A Winter Landscape
Jacob van Ruisdael·1660
Historical Context
A Winter Landscape, painted around 1660, captures the frozen Dutch winter with the atmospheric sensitivity that distinguishes van Ruisdael's seasonal scenes from those of his contemporaries. Where Hendrick Avercamp's celebrated skating scenes are crowded with incident and social observation, van Ruisdael's equivalent tends toward quietude — the frozen expanse, bare trees, and muted winter palette creating a meditation on seasonal suspension rather than communal festivity. The vanitas tradition in Dutch painting found winter landscape a natural vehicle: ice and snow, transforming the familiar into the temporary and fragile, evoked the transience of earthly life as directly as a still life with a skull. Van Ruisdael brought this philosophical weight to winter landscape without making it didactic, embedding the meditation in observed atmospheric truth.
Technical Analysis
The muted palette of grays, whites, and brown captures winter light with atmospheric precision. Ruisdael's handling of snow and ice demonstrates his mastery of reflecting surfaces.
Look Closer
- ◆The frozen surface of the Dutch winter canal carries the specific optical quality of clear ice — Van Ruisdael renders the transparency and the reflection simultaneously.

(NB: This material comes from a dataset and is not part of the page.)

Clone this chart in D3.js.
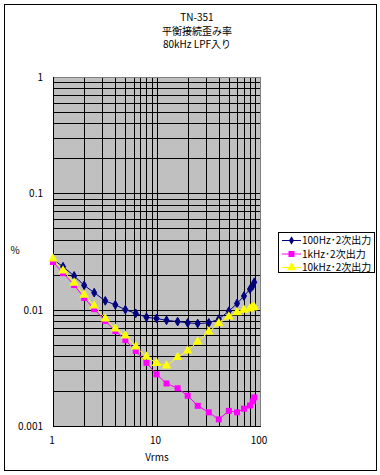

- ◆Bare trees at the canal side have the skeletal precision of their winter state — each branch traceable, no leaf mass to soften the winter silhouette.
- ◆A few distant skaters are visible on the ice — human figures whose warmth-generating activity contrasts with the cold landscape enclosing them.
- ◆The sky is pale and overcast — a winter white-grey that makes no distinction between cloud and fog, sky and frozen air.
- ◆Snow-capped rooftops on the farmhouses along the canal register the depth of winter without dramatic blizzard — accumulation rather than storm.